§ **Data provided**
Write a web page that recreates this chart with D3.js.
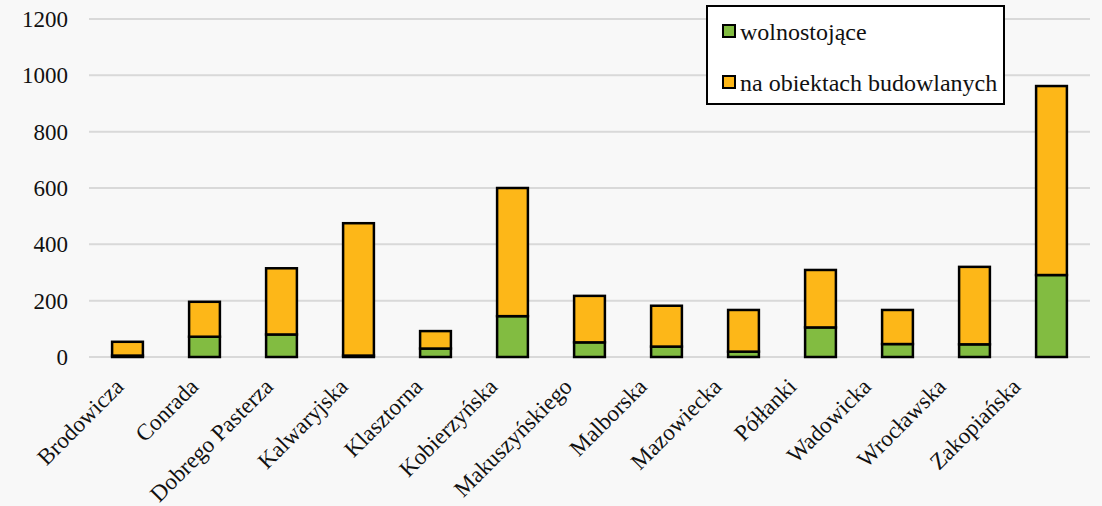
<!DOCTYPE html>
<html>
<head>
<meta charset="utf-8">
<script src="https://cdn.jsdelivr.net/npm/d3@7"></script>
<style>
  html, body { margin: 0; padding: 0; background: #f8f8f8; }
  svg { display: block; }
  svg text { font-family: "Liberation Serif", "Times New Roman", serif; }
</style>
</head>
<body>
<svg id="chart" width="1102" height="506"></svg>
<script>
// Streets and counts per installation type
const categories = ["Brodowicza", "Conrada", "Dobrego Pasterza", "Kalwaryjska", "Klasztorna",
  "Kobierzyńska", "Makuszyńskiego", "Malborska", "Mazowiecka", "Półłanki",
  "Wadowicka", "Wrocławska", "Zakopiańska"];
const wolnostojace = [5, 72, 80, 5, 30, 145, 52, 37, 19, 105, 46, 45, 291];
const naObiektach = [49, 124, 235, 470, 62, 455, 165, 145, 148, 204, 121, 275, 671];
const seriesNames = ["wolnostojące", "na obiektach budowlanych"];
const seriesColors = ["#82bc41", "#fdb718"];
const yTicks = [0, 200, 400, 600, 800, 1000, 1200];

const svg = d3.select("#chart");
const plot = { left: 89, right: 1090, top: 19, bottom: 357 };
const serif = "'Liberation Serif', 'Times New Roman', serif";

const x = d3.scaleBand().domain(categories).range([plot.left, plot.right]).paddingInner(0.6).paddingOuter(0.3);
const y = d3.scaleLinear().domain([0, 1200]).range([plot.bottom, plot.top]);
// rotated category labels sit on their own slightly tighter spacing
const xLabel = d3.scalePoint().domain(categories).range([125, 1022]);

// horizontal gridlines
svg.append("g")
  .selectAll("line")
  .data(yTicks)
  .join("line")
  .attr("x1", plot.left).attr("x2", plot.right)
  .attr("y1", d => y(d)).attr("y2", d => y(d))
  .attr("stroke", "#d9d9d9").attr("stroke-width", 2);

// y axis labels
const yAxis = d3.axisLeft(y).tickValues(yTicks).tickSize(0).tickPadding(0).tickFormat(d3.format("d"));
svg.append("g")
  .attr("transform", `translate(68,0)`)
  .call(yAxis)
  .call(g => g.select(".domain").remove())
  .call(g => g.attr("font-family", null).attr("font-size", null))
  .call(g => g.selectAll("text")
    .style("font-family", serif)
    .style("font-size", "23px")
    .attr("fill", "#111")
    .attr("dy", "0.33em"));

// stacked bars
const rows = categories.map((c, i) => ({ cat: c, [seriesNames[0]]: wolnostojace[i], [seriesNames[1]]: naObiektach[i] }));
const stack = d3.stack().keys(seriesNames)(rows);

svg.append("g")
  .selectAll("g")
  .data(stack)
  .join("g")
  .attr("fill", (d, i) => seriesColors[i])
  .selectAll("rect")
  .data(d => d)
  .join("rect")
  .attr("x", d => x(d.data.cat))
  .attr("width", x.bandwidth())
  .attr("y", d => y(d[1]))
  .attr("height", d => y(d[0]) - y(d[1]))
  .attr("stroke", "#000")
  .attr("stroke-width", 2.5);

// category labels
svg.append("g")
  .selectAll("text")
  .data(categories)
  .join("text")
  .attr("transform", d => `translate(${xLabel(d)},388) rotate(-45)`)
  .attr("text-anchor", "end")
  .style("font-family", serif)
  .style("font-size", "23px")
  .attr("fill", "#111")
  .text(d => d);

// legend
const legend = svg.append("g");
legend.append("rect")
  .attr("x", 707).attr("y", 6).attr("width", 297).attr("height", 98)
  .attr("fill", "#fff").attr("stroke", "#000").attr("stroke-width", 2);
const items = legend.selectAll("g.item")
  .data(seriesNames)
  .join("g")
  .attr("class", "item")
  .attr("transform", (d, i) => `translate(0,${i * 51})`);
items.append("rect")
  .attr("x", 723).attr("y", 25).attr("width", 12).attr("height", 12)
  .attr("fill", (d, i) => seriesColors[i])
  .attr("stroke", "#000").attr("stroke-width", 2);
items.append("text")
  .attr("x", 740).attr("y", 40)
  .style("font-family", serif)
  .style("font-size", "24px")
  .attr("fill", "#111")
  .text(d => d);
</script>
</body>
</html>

§ **Exercise prompt**
Omit the pictures, then repeat exactly each line from the beginning of the listing through the line with "const yTicks = [0, 200, 400, 600, 800, 1000, 1200];".

§ **Task solution**
Write a web page that recreates this chart with D3.js.
<!DOCTYPE html>
<html>
<head>
<meta charset="utf-8">
<script src="https://cdn.jsdelivr.net/npm/d3@7"></script>
<style>
  html, body { margin: 0; padding: 0; background: #f8f8f8; }
  svg { display: block; }
  svg text { font-family: "Liberation Serif", "Times New Roman", serif; }
</style>
</head>
<body>
<svg id="chart" width="1102" height="506"></svg>
<script>
// Streets and counts per installation type
const categories = ["Brodowicza", "Conrada", "Dobrego Pasterza", "Kalwaryjska", "Klasztorna",
  "Kobierzyńska", "Makuszyńskiego", "Malborska", "Mazowiecka", "Półłanki",
  "Wadowicka", "Wrocławska", "Zakopiańska"];
const wolnostojace = [5, 72, 80, 5, 30, 145, 52, 37, 19, 105, 46, 45, 291];
const naObiektach = [49, 124, 235, 470, 62, 455, 165, 145, 148, 204, 121, 275, 671];
const seriesNames = ["wolnostojące", "na obiektach budowlanych"];
const seriesColors = ["#82bc41", "#fdb718"];
const yTicks = [0, 200, 400, 600, 800, 1000, 1200];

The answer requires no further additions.